>> Begin
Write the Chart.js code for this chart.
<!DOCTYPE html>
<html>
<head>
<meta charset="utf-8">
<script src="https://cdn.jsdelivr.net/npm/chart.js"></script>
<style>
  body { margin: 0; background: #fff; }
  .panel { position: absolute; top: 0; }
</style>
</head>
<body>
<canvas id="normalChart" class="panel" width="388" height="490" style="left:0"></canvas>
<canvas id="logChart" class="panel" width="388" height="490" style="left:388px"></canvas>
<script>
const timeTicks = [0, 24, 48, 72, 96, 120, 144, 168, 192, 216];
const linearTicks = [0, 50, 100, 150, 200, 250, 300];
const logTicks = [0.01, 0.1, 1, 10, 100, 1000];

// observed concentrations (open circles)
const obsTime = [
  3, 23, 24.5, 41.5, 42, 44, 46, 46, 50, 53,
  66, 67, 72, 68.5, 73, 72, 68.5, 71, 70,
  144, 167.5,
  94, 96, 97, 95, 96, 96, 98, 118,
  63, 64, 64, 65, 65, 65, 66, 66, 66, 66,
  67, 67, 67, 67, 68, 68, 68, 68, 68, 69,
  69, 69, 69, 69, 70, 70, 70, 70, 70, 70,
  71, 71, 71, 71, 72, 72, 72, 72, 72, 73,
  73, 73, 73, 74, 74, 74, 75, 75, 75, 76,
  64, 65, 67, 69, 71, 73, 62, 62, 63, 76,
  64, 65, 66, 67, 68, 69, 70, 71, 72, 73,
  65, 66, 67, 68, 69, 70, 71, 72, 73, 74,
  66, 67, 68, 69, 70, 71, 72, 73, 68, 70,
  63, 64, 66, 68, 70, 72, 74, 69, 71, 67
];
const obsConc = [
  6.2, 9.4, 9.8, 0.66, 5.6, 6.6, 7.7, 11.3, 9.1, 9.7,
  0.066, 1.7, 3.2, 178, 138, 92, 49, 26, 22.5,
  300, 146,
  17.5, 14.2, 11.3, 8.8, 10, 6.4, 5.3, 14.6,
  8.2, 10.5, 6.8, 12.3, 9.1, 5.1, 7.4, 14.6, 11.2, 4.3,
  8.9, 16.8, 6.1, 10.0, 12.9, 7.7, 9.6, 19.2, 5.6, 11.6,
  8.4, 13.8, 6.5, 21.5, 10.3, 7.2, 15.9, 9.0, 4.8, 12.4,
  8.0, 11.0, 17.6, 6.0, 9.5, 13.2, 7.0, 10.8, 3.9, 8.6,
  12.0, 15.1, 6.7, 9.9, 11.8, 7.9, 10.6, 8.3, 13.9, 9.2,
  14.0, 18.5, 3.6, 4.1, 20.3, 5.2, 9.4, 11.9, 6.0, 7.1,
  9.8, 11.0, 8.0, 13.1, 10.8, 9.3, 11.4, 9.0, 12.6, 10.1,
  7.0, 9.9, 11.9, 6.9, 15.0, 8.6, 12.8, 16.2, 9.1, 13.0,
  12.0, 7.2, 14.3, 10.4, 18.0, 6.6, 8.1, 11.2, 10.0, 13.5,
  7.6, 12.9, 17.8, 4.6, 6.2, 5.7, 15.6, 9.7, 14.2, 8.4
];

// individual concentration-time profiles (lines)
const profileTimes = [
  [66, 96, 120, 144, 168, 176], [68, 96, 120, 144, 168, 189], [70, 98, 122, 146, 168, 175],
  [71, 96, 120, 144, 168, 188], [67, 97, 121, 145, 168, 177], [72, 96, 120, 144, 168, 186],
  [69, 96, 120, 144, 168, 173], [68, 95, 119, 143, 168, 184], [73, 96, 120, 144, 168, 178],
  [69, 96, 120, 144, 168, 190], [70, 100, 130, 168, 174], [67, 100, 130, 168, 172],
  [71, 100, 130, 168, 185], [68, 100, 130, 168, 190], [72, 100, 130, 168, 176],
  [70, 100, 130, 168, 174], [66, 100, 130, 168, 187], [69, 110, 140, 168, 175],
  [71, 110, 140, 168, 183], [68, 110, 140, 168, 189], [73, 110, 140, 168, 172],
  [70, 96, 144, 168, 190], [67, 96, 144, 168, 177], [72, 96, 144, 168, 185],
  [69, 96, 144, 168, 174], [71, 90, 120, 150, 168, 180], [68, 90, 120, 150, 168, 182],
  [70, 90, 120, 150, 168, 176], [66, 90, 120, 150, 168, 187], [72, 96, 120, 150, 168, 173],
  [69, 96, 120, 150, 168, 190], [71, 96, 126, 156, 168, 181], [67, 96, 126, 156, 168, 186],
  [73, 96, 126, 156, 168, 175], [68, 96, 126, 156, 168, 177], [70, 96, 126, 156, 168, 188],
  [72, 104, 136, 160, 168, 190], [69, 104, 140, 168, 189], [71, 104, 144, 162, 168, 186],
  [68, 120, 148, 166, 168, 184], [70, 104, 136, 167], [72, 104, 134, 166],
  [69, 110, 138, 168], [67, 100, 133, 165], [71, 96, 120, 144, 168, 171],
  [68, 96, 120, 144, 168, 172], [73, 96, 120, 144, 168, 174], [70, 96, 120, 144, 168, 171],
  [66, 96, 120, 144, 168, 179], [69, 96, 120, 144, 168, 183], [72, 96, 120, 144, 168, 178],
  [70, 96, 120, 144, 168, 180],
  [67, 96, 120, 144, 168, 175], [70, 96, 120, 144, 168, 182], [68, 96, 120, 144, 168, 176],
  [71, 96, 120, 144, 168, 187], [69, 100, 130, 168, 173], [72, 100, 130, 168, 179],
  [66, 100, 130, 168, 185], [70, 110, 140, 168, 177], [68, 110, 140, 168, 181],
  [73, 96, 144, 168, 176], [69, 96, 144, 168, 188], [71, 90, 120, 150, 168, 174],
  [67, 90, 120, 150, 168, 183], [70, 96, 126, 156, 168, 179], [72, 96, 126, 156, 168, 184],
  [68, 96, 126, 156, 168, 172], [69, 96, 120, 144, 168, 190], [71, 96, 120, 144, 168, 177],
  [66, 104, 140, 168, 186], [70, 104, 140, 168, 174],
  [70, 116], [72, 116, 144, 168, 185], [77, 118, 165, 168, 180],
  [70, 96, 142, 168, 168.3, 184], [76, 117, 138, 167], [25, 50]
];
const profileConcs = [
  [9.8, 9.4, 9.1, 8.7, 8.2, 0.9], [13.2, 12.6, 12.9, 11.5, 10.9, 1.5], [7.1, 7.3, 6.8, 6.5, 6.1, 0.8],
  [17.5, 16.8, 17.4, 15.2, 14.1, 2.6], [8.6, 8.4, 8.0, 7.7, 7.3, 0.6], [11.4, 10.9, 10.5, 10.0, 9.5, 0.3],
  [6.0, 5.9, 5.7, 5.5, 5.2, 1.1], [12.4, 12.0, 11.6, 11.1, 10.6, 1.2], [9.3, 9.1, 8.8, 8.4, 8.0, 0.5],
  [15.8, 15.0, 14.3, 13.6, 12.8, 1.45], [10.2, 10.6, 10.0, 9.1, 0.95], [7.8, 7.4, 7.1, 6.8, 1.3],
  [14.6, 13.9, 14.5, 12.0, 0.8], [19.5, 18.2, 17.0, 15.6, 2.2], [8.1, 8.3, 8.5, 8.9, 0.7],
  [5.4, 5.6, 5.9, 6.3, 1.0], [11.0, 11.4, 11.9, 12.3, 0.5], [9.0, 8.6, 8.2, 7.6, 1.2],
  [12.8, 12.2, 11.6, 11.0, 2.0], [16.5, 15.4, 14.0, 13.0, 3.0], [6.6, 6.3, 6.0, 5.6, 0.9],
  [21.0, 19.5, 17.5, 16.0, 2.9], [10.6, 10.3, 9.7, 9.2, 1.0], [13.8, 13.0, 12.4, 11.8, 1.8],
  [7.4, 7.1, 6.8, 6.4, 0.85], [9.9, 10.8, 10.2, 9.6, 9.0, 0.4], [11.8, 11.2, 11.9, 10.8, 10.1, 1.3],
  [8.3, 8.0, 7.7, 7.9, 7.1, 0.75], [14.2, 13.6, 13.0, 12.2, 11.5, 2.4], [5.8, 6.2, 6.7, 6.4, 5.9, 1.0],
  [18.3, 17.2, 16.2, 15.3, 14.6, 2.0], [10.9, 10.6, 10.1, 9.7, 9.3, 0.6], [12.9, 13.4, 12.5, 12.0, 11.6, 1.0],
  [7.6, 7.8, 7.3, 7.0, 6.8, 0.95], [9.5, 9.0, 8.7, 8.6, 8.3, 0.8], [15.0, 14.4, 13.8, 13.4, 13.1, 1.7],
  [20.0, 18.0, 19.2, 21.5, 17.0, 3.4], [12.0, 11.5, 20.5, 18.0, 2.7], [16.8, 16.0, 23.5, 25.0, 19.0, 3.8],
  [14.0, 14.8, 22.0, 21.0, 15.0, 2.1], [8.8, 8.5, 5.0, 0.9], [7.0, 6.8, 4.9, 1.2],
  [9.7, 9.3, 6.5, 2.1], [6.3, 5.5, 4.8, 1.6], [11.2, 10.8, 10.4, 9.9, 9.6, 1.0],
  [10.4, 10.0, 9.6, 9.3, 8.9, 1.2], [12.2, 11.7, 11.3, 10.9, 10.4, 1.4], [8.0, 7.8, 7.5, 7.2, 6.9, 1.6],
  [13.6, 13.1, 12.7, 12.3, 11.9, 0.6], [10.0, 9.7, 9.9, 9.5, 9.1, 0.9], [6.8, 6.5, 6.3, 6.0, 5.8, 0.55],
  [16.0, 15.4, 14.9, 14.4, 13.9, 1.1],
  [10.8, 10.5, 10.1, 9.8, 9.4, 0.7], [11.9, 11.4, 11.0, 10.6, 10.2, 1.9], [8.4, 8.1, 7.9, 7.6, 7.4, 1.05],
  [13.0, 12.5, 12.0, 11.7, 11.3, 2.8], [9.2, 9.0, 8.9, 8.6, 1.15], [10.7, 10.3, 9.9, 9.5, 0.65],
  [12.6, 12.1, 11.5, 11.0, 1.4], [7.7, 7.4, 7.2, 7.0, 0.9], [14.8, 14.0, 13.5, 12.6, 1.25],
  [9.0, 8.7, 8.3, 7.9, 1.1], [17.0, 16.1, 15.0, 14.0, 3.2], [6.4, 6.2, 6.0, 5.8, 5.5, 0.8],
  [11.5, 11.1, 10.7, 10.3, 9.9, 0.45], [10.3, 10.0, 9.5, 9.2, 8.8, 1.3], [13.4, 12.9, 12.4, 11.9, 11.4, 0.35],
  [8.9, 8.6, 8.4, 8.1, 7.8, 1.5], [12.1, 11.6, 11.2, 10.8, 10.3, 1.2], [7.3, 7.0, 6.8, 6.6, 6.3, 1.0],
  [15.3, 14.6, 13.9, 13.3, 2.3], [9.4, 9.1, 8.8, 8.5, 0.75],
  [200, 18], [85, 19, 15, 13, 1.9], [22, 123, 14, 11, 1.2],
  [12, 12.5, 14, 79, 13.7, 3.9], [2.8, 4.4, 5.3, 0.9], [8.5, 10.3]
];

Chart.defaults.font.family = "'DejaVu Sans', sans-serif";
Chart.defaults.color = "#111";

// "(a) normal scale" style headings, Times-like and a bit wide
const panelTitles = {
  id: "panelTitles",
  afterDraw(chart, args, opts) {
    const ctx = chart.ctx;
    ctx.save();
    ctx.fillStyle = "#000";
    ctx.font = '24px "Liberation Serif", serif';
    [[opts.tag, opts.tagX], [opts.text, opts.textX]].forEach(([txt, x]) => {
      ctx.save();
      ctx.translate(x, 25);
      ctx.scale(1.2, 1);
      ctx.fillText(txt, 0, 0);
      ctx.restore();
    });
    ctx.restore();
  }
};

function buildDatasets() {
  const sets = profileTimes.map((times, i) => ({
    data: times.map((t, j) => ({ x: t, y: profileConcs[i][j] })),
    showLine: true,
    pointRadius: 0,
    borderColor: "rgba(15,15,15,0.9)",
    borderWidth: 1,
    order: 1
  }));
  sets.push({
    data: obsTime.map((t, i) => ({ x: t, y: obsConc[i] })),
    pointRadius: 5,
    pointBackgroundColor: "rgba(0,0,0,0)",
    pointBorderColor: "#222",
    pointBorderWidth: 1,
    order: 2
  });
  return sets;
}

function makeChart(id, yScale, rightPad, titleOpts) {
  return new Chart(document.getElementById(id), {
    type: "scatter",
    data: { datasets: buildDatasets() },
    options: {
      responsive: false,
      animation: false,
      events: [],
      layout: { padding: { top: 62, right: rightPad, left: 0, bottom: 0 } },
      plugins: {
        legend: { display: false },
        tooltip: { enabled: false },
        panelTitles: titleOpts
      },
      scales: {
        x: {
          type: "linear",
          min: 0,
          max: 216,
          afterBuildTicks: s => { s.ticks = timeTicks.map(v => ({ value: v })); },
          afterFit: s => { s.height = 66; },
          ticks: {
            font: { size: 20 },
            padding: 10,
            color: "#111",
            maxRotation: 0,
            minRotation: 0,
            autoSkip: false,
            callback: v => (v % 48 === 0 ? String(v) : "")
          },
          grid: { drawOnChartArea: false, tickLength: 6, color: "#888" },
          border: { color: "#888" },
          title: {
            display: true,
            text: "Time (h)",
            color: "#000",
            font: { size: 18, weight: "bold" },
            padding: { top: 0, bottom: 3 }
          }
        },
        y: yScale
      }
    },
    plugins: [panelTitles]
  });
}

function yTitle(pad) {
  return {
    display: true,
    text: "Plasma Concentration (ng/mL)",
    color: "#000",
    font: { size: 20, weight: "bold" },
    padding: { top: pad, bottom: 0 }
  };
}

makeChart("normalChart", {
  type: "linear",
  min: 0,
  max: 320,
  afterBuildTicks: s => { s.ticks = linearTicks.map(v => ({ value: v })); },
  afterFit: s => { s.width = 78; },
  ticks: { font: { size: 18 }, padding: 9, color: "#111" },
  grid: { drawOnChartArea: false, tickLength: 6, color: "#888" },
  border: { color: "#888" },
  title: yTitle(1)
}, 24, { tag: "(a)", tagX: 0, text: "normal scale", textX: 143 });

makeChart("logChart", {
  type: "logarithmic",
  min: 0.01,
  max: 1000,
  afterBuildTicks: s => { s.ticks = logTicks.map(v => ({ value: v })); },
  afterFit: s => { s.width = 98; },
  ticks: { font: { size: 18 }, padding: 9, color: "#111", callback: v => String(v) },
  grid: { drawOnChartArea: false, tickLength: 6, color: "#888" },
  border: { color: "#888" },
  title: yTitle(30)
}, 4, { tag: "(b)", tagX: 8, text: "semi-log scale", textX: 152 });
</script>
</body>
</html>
>> End
>> Begin
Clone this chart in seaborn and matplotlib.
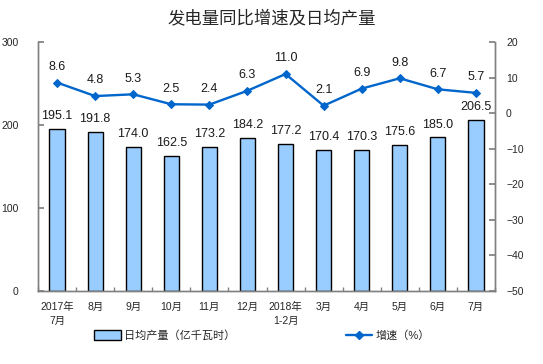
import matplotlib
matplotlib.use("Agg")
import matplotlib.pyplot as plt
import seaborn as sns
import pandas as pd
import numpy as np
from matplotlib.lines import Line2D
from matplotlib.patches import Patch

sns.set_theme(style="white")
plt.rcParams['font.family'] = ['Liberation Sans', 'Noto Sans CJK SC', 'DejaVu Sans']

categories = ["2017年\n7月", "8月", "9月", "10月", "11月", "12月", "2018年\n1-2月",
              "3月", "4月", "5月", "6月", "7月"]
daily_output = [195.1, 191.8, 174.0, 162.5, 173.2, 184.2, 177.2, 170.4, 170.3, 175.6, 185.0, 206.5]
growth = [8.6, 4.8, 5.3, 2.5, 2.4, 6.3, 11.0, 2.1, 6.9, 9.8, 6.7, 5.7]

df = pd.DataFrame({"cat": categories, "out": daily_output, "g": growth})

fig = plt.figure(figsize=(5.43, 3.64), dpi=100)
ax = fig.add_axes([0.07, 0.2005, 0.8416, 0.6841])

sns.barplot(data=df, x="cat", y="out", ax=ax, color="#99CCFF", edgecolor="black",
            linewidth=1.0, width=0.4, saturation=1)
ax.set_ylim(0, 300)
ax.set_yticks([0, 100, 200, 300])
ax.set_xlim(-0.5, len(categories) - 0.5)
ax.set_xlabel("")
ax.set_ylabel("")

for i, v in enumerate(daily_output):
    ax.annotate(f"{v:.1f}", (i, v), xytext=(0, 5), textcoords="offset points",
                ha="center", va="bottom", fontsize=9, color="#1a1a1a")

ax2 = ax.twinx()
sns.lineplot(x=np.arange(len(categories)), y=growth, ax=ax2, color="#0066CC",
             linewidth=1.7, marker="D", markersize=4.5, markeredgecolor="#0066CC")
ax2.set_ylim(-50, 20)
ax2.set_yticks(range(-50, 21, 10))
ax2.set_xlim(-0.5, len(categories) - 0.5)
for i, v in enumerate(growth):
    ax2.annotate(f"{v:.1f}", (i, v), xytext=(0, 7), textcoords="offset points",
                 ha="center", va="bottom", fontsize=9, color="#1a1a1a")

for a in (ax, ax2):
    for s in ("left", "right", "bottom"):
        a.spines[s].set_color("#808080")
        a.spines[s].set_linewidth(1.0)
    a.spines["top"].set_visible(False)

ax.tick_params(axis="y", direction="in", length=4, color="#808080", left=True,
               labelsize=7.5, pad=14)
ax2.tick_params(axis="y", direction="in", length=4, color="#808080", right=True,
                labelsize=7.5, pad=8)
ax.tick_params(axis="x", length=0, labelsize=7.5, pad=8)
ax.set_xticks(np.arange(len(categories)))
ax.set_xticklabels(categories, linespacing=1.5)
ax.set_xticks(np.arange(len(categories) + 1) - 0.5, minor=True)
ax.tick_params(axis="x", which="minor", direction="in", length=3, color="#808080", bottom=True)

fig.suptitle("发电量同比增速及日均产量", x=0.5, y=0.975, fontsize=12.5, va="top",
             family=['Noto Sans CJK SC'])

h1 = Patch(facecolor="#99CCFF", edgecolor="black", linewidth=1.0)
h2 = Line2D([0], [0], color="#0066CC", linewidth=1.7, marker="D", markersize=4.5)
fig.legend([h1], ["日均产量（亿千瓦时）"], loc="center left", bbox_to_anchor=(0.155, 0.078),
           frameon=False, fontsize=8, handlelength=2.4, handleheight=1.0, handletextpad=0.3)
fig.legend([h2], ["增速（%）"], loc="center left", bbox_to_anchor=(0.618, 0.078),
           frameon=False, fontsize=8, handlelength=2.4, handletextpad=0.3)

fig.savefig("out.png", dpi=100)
>> End
>> Begin
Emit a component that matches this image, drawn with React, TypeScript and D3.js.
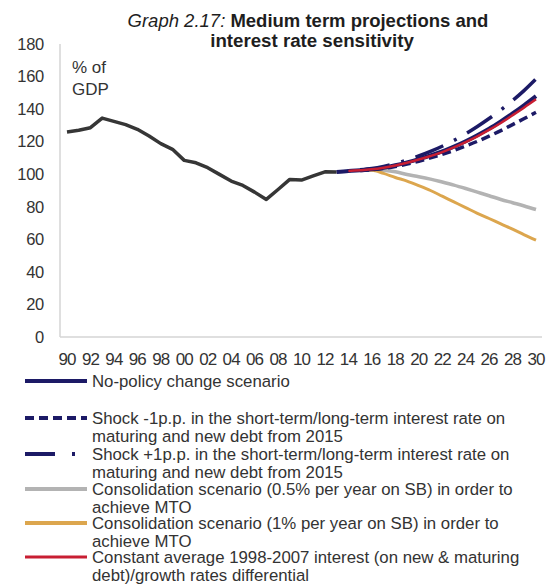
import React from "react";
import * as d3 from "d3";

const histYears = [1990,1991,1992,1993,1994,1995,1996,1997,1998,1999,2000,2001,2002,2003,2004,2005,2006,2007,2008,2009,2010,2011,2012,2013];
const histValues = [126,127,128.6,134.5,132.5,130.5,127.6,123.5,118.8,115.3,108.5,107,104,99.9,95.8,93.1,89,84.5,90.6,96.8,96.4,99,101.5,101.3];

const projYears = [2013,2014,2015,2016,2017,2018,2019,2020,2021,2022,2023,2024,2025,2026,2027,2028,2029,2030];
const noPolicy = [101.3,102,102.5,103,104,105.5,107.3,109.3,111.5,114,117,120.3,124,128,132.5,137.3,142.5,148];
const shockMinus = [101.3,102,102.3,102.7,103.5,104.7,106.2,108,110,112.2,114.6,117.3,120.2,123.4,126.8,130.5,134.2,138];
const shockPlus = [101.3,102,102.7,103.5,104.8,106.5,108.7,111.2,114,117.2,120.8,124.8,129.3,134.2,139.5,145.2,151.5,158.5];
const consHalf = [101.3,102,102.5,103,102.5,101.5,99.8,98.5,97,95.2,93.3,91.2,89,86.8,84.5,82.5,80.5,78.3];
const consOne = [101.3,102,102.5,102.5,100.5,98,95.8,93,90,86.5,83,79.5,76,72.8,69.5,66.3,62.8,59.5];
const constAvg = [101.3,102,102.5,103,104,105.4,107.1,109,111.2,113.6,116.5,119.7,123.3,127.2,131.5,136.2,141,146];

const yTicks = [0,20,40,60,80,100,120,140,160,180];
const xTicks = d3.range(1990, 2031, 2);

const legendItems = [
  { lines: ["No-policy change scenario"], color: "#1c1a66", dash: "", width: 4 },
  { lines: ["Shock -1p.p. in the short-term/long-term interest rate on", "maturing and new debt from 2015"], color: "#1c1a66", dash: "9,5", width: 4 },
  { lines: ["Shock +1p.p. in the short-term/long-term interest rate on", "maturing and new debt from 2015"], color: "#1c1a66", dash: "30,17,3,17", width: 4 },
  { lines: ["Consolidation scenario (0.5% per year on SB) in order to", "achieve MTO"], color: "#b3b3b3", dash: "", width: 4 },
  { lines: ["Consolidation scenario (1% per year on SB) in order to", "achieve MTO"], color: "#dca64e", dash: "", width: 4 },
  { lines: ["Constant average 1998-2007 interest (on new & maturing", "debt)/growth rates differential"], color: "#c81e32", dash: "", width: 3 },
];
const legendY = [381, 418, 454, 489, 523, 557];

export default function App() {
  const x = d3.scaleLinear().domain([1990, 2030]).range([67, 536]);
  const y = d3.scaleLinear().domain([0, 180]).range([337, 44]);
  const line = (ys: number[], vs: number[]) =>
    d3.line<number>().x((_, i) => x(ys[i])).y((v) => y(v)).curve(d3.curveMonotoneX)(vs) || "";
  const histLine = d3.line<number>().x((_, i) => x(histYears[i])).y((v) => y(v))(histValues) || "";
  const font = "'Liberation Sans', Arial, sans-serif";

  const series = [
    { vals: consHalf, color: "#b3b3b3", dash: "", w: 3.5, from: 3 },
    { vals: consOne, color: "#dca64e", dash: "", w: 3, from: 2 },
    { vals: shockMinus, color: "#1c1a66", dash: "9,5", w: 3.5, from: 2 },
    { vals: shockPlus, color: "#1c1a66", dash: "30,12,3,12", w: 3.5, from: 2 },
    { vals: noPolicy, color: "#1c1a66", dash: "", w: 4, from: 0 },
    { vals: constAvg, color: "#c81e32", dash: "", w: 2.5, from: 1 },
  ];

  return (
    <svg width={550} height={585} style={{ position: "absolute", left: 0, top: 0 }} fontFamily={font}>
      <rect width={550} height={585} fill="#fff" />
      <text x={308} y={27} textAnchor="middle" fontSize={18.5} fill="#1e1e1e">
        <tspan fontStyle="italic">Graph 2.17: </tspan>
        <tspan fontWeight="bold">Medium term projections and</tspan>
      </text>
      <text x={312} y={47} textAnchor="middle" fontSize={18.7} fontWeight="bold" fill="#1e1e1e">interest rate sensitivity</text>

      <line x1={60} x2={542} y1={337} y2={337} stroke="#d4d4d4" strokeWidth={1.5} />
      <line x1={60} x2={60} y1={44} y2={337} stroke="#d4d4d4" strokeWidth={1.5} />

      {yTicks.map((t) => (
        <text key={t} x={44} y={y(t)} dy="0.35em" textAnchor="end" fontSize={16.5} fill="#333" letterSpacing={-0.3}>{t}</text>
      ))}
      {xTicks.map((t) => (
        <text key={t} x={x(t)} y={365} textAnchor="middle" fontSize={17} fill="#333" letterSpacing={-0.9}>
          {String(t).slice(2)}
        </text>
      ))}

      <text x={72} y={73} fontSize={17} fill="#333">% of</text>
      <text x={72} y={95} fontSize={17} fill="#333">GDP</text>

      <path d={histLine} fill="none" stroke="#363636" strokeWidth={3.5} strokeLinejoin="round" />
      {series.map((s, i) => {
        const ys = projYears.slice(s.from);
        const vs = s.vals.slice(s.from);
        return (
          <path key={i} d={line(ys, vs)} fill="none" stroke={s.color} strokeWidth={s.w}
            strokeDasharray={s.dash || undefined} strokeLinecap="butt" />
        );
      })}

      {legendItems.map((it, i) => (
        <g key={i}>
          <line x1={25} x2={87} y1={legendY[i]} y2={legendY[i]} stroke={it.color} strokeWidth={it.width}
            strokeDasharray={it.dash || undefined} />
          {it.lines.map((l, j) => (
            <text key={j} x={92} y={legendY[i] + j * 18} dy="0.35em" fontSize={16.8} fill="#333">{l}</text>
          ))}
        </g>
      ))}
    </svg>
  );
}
>> End
What to work on: Find every line in the records above that holds the word "this", and copy each one.

Solution to the exercise:
Write the Chart.js code for this chart.
Clone this chart in seaborn and matplotlib.
Emit a component that matches this image, drawn with React, TypeScript and D3.js.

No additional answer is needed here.